If you use the apply() method like this:

for i in range(N):
   data.apply(ClusterAnalysisModifier(...))

the result will be equivalent to my example above. The DataCollection continues to grow with each iteration, adding new attributes and data objects such as tables.

Here lies the problem: OVITO’s DataCollection class is currently not designed to store hundreds or thousands of data objects.
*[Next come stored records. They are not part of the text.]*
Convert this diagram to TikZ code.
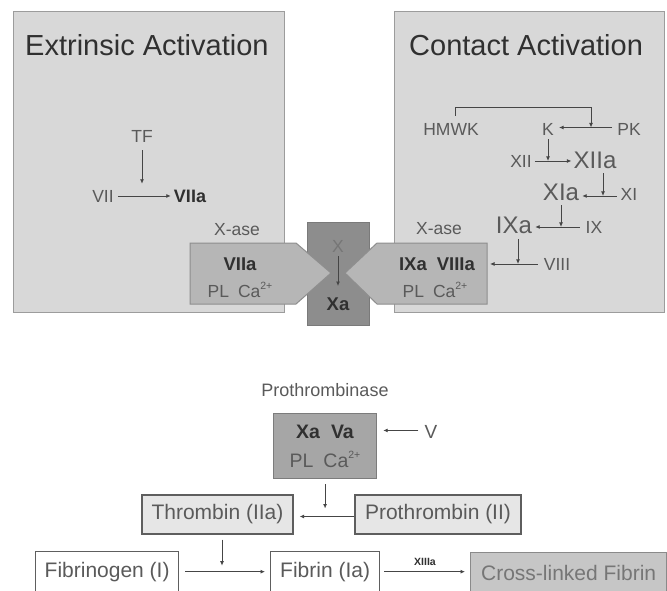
\documentclass[tikz,border=0pt]{standalone}
\usepackage{fontspec}
\setmainfont{Liberation Sans}
\usetikzlibrary{arrows.meta}
\definecolor{panelfill}{HTML}{D8D8D8}
\definecolor{panelborder}{HTML}{9C9C9C}
\definecolor{pentfill}{HTML}{B6B6B6}
\definecolor{pentborder}{HTML}{8E8E8E}
\definecolor{darkfill}{HTML}{8D8D8D}
\definecolor{darkborder}{HTML}{7A7A7A}
\definecolor{txt}{HTML}{5A5A5A}
\definecolor{ltxt}{HTML}{767676}
\definecolor{dtxt}{HTML}{303030}
\definecolor{arrcol}{HTML}{454545}
\definecolor{enzfill}{HTML}{A6A6A6}
\definecolor{enzborder}{HTML}{7C7C7C}
\definecolor{thrfill}{HTML}{E6E6E6}
\definecolor{boxborder}{HTML}{5E5E5E}
\definecolor{crossfill}{HTML}{C6C6C6}
\definecolor{crossborder}{HTML}{8A8A8A}
\newcommand\supx[1]{\raisebox{0.42em}{\fontsize{10.5}{11}\selectfont #1}}
\begin{document}
\begin{tikzpicture}[x=1pt,y=-1pt,
  panel/.style={draw=panelborder,fill=panelfill,line width=1pt,inner sep=0pt,anchor=north west},
  ttl/.style={text=dtxt,font=\fontsize{29}{32}\selectfont,inner sep=0pt,anchor=base west},
  lbl/.style={text=txt,font=\fontsize{17.5}{19}\selectfont,inner sep=0pt,anchor=base},
  lblb/.style={text=dtxt,font=\fontsize{18.5}{20}\selectfont\bfseries,inner sep=0pt,anchor=base},
  biglbl/.style={text=txt,font=\fontsize{24}{26}\selectfont,inner sep=0pt,anchor=base},
  pent/.style={draw=pentborder,fill=pentfill,line width=1pt},
  arr/.style={draw=arrcol,line width=0.9pt,-{Latex[length=4.5pt,width=4pt]}},
  flowbox/.style={draw=boxborder,line width=1.3pt,inner sep=0pt,text=txt,font=\fontsize{21}{23}\selectfont,minimum height=39pt}
]
\useasboundingbox (0,0) rectangle (667,590);
\fill[white] (0,0) rectangle (667,590);

% panels
\node[panel,minimum width=271pt,minimum height=301pt] (ext) at (13,11) {};
\node[panel,minimum width=270pt,minimum height=301pt] (con) at (394,11) {};
\node[ttl] (t1) at (25,55) {Extrinsic Activation};
\node[ttl] (t2) at (409,55) {Contact Activation};

% extrinsic
\node[lbl] (tf) at (142,142) {TF};
\node[lbl] (vii) at (103,202) {VII};
\node[lblb,font=\fontsize{18}{20}\selectfont\bfseries] (viia) at (190,202) {VIIa};
\draw[arr,shorten <=4pt,shorten >=3pt] (vii.east) -- (vii.east -| viia.west);
\draw[arr,shorten <=8pt,shorten >=6pt] (tf.south) -- (tf.south |- vii.north);
\node[lbl] (xase1) at (237,235) {X-ase};

% central X box and pentagons
\node[draw=darkborder,fill=darkfill,line width=1pt,inner sep=0pt,anchor=north west,minimum width=62pt,minimum height=103pt] (xbox) at (307,222) {};
\draw[pent] (190,243) -- (296,243) -- (331,273) -- (296,304) -- (190,304) -- cycle;
\draw[pent] (487,243) -- (377,243) -- (345,273) -- (377,304) -- (487,304) -- cycle;
\coordinate (p2r) at (490,262);

\node[lbl,text=ltxt] (x) at (338,252) {X};
\node[lblb] (xa) at (338,310) {Xa};
\coordinate (xe) at (338,286);
\draw[arr,shorten <=4pt] (x.south) -- (xe);

\node[lblb] (p1a) at (240,270) {VIIa};
\node[lbl] (p1b) at (240,297) {PL\hspace{9pt}Ca\supx{2+}};
\node[lblb] (p2a) at (437,270) {IXa\hspace{10pt}VIIIa};
\node[lbl] (p2b) at (435,297) {PL\hspace{9pt}Ca\supx{2+}};

% contact activation
\node[lbl] (hmwk) at (451,135) {HMWK};
\node[lbl] (k) at (548,135) {K};
\node[lbl] (pk) at (629,135) {PK};
\coordinate (br) at (591,107);
\draw[arr,shorten <=7pt] ([xshift=4pt]hmwk.north) |- (br) -- ([yshift=1.5pt]br |- pk.west);
\draw[arr,shorten <=5pt,shorten >=5pt] ([yshift=1.5pt]pk.west) -- ([yshift=1.5pt]pk.west -| k.east);

\node[lbl] (xii) at (521,167) {XII};
\node[biglbl] (xiia) at (595,168) {XIIa};
\draw[arr,shorten <=3pt,shorten >=2pt] (xii.east) -- (xii.east -| xiia.west);
\draw[arr,shorten <=4pt] (k.south) -- (k.south |- xii.east);

\node[biglbl] (xia) at (561,200) {XIa};
\node[lbl] (xi) at (629,200) {XI};
\draw[arr,shorten <=4pt,shorten >=3pt] ([yshift=-2pt]xi.west) -- ([yshift=-2pt]xi.west -| xia.east);
\draw[arr,shorten <=5pt] ([xshift=8pt]xiia.south) -- ([xshift=8pt,yshift=-2pt]xiia.south |- xi.west);

\node[biglbl] (ixa) at (514,233) {IXa};
\node[lbl] (ix) at (594,233) {IX};
\node[lbl] (xase2) at (439,234) {X-ase};
\draw[arr,shorten <=6pt,shorten >=3pt] (ix.west) -- (ix.west -| ixa.east);
\draw[arr,shorten <=5pt] (xia.south) -- (xia.south |- ix.west);

\node[lbl] (viii) at (557,270) {VIII};
\draw[arr,shorten <=6pt] (viii.west) -- (viii.west -| p2r);
\draw[arr,shorten <=6pt] ([xshift=4pt]ixa.south) -- ([xshift=4pt]ixa.south |- viii.west);

% prothrombinase
\node[lbl,font=\fontsize{18}{20}\selectfont] (pname) at (325,396) {Prothrombinase};
\node[draw=enzborder,fill=enzfill,line width=1.2pt,inner sep=0pt,anchor=north west,minimum width=103pt,minimum height=65pt] (enz) at (273,413) {};
\node[lblb,font=\fontsize{19.5}{21}\selectfont\bfseries] (xava) at (325,438) {Xa\hspace{11pt}Va};
\node[lbl,font=\fontsize{19.5}{21}\selectfont] (plca) at (325,467) {PL\hspace{10pt}Ca\supx{2+}};
\node[lbl,font=\fontsize{19}{21}\selectfont] (v) at (431,438) {V};
\draw[arr,shorten <=6pt,shorten >=6pt] ([yshift=1pt]v.west) -- ([yshift=1pt]v.west -| enz.east);

% flow boxes
\node[flowbox,fill=thrfill,minimum width=151pt] (thr) at (217.5,514.5) {Thrombin (IIa)};
\node[flowbox,fill=thrfill,minimum width=166pt] (pro) at (438,514.5) {Prothrombin (II)};
\draw[arr,shorten >=6pt] ([yshift=-2pt]pro.west) -- ([yshift=-2pt]pro.west -| thr.east);
\draw[arr,shorten <=5pt,shorten >=8pt] (enz.south) -- ([yshift=-2pt]enz.south |- pro.west);

\node[flowbox,fill=white,minimum width=143pt,minimum height=40pt,anchor=north west] (fgn) at (35,551) {Fibrinogen (I)};
\node[flowbox,fill=white,minimum width=109pt,minimum height=40pt,anchor=north west] (fbn) at (270,551) {Fibrin (Ia)};
\node[flowbox,draw=crossborder,fill=crossfill,text=ltxt,minimum width=196pt,minimum height=40pt,anchor=north west] (xfb) at (470,552) {Cross-linked Fibrin};
\draw[arr,shorten <=6pt,shorten >=5pt] (fgn.east) -- (fgn.east -| fbn.west);
\draw[arr,shorten <=4pt,shorten >=5pt] (fbn.east) -- (fbn.east -| xfb.west);
\draw[arr,shorten <=5pt,shorten >=6pt] ([xshift=4.5pt]thr.south) -- ([xshift=4.5pt]thr.south |- fgn.east);
\node[text=dtxt,font=\fontsize{10.5}{12}\selectfont\bfseries,inner sep=0pt] (x13) at (425,562) {XIIIa};
\end{tikzpicture}
\end{document}
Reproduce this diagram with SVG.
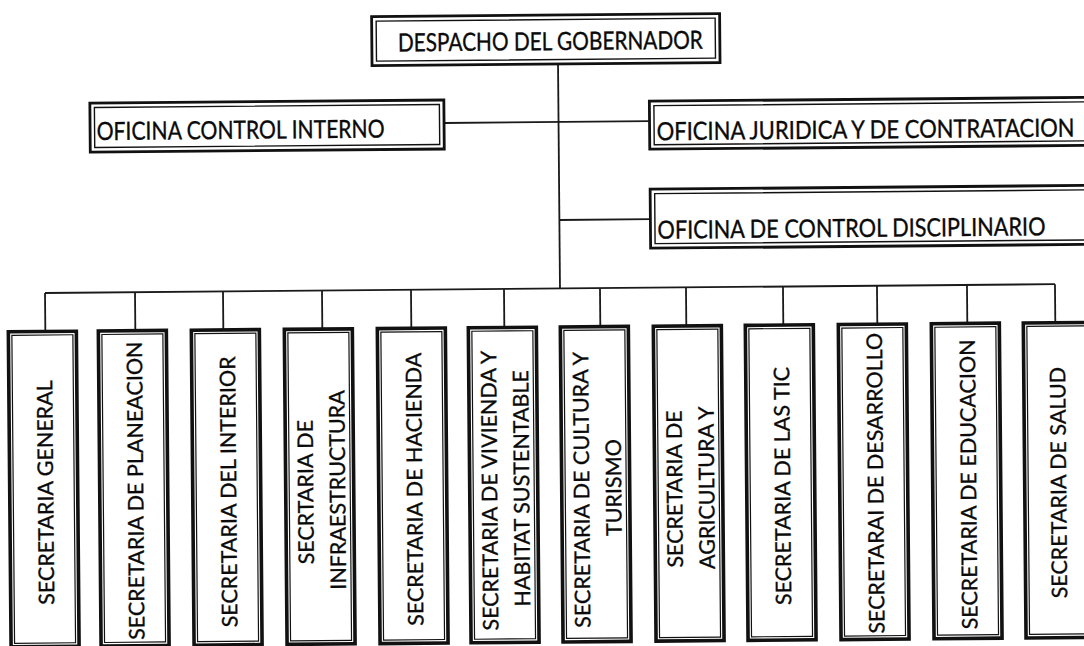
<svg xmlns="http://www.w3.org/2000/svg" width="1084" height="646" viewBox="0 0 1084 646">
  <style>
    .bg { fill: #ffffff; }
    .outer { fill: #ffffff; stroke: #111111; stroke-width: 2.8; }
    .inner { fill: none; stroke: #111111; stroke-width: 1.4; }
    .bouter { fill: #ffffff; stroke: #111111; stroke-width: 3.6; }
    .binner { fill: none; stroke: #111111; stroke-width: 1.2; }
    .conn { fill: none; stroke: #1a1a1a; stroke-width: 1.8; }
    .t { font-family: Lato, "Open Sans", "Liberation Sans", sans-serif; font-size: 25px; fill: #0a0a0a; stroke: #0a0a0a; stroke-width: 0.35; }
    .v { font-family: Lato, "Open Sans", "Liberation Sans", sans-serif; font-size: 21.5px; fill: #0a0a0a; stroke: #0a0a0a; stroke-width: 0.3; text-anchor: middle; }
  </style>
  <rect class="bg" x="0" y="0" width="1084" height="646"/>
  <g transform="rotate(-0.5 560 290)">
    <g id="connectors">
      <line class="conn" x1="560" y1="64" x2="560" y2="288.5"/>
      <line class="conn" x1="446" y1="122" x2="651" y2="122"/>
      <line class="conn" x1="560" y1="220" x2="651" y2="220"/>
      <line class="conn" x1="45" y1="288.5" x2="1055" y2="288.5"/>
      <line class="conn" x1="45" y1="288.5" x2="45" y2="327"/>
      <line class="conn" x1="135" y1="288.5" x2="135" y2="327"/>
      <line class="conn" x1="223" y1="288.5" x2="223" y2="327"/>
      <line class="conn" x1="322" y1="288.5" x2="322" y2="327"/>
      <line class="conn" x1="411" y1="288.5" x2="411" y2="327"/>
      <line class="conn" x1="504" y1="288.5" x2="504" y2="327"/>
      <line class="conn" x1="600" y1="288.5" x2="600" y2="327"/>
      <line class="conn" x1="686" y1="288.5" x2="686" y2="327"/>
      <line class="conn" x1="783" y1="288.5" x2="783" y2="327"/>
      <line class="conn" x1="877" y1="288.5" x2="877" y2="327"/>
      <line class="conn" x1="967" y1="288.5" x2="967" y2="327"/>
      <line class="conn" x1="1055" y1="288.5" x2="1055" y2="327"/>
    </g>

    <g id="despacho">
      <rect class="outer" x="374" y="15" width="348" height="49"/>
      <rect class="inner" x="378.5" y="19.5" width="339" height="40"/>
      <text class="t" transform="translate(400 50) scale(0.9 1)" x="0" y="0" textLength="338.9" lengthAdjust="spacingAndGlyphs">DESPACHO DEL GOBERNADOR</text>
    </g>

    <g id="control-interno">
      <rect class="outer" x="91.5" y="99" width="354" height="49"/>
      <rect class="inner" x="96" y="103.5" width="345" height="40"/>
      <text class="t" transform="translate(98 136) scale(0.9 1)" x="0" y="0" textLength="320" lengthAdjust="spacingAndGlyphs">OFICINA CONTROL INTERNO</text>
    </g>

    <g id="juridica">
      <path class="outer" d="M1086,102 H651 V150 H1086"/>
      <path class="inner" d="M1086,106.5 H655.5 V145.5 H1086"/>
      <text class="t" transform="translate(658 141) scale(0.9 1)" x="0" y="0" textLength="464.4" lengthAdjust="spacingAndGlyphs">OFICINA JURIDICA Y DE CONTRATACION</text>
    </g>

    <g id="disciplinario">
      <path class="outer" d="M1086,190 H651 V249 H1086"/>
      <path class="inner" d="M1086,194.5 H655.5 V244.5 H1086"/>
      <text class="t" transform="translate(658 239.5) scale(0.9 1)" x="0" y="0" textLength="431.1" lengthAdjust="spacingAndGlyphs">OFICINA DE CONTROL DISCIPLINARIO</text>
    </g>

    <g id="sec-general">
      <rect class="bouter" x="8" y="327" width="68" height="315"/>
      <rect class="binner" x="11.5" y="330.5" width="61" height="308"/>
      <text class="v" transform="translate(51.5 488) rotate(-90)">SECRETARIA GENERAL</text>
    </g>
    <g id="sec-planeacion">
      <rect class="bouter" x="98" y="327" width="68" height="315"/>
      <rect class="binner" x="101.5" y="330.5" width="61" height="308"/>
      <text class="v" transform="translate(141.5 487) rotate(-90)">SECRETARIA DE PLANEACION</text>
    </g>
    <g id="sec-interior">
      <rect class="bouter" x="191" y="327" width="68" height="315"/>
      <rect class="binner" x="194.5" y="330.5" width="61" height="308"/>
      <text class="v" transform="translate(234.5 489) rotate(-90)">SECRETARIA DEL INTERIOR</text>
    </g>
    <g id="sec-infraestructura">
      <rect class="bouter" x="284" y="327" width="68" height="315"/>
      <rect class="binner" x="287.5" y="330.5" width="61" height="308"/>
      <text class="v" transform="translate(311.5 490) rotate(-90)">SECRTARIA DE</text>
      <text class="v" transform="translate(343.5 488) rotate(-90)">INFRAESTRUCTURA</text>
    </g>
    <g id="sec-hacienda">
      <rect class="bouter" x="377" y="327" width="68" height="315"/>
      <rect class="binner" x="380.5" y="330.5" width="61" height="308"/>
      <text class="v" transform="translate(420.5 488) rotate(-90)">SECRETARIA DE HACIENDA</text>
    </g>
    <g id="sec-vivienda">
      <rect class="bouter" x="468" y="327" width="68" height="315"/>
      <rect class="binner" x="471.5" y="330.5" width="61" height="308"/>
      <text class="v" transform="translate(495.5 490) rotate(-90)">SECRETARIA DE VIVIENDA Y</text>
      <text class="v" transform="translate(527.5 488) rotate(-90)">HABITAT SUSTENTABLE</text>
    </g>
    <g id="sec-cultura">
      <rect class="bouter" x="560" y="327" width="68" height="315"/>
      <rect class="binner" x="563.5" y="330.5" width="61" height="308"/>
      <text class="v" transform="translate(587.5 490) rotate(-90)">SECRETARIA DE CULTURA Y</text>
      <text class="v" transform="translate(619.5 488) rotate(-90)">TURISMO</text>
    </g>
    <g id="sec-agricultura">
      <rect class="bouter" x="653" y="327" width="68" height="315"/>
      <rect class="binner" x="656.5" y="330.5" width="61" height="308"/>
      <text class="v" transform="translate(680.5 490) rotate(-90)">SECRETARIA DE</text>
      <text class="v" transform="translate(712.5 489) rotate(-90)">AGRICULTURA Y</text>
    </g>
    <g id="sec-tic">
      <rect class="bouter" x="745" y="327" width="68" height="315"/>
      <rect class="binner" x="748.5" y="330.5" width="61" height="308"/>
      <text class="v" transform="translate(788.5 488) rotate(-90)">SECRETARIA DE LAS TIC</text>
    </g>
    <g id="sec-desarrollo">
      <rect class="bouter" x="838" y="327" width="68" height="315"/>
      <rect class="binner" x="841.5" y="330.5" width="61" height="308"/>
      <text class="v" transform="translate(881.5 486) rotate(-90)">SECRETARAI DE DESARROLLO</text>
    </g>
    <g id="sec-educacion">
      <rect class="bouter" x="931" y="327" width="68" height="315"/>
      <rect class="binner" x="934.5" y="330.5" width="61" height="308"/>
      <text class="v" transform="translate(974.5 488) rotate(-90)">SECRETARIA DE EDUCACION</text>
    </g>
    <g id="sec-salud">
      <rect class="bouter" x="1023" y="327" width="68" height="315"/>
      <rect class="binner" x="1026.5" y="330.5" width="61" height="308"/>
      <text class="v" transform="translate(1064.5 487) rotate(-90)">SECRETARIA DE SALUD</text>
    </g>
  </g>
</svg>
Since the runtime of some lookup and append operations increases quadratically with the number of objects, your script will become noticeably slower with each iteration.

You can avoid the problem quite easily by creating a new copy of the DataCollection in each iteration and applying the modifier only to this temporary copy:

for i in range(N):
   temp_data = data.clone()
   temp_data.apply(ClusterAnalysisModifier(...))

   clusters = temp_data.tables['clusters']

The clone() operation is cheap because it creates a shallow copy.

Admittedly, the whole thing was hardly foreseeable for you as a user and represents something of a pitfall that is easy to stumble into. We will consider what we can do about this in the future on our end.

1 Like

Thank you for your reply. I have understood it.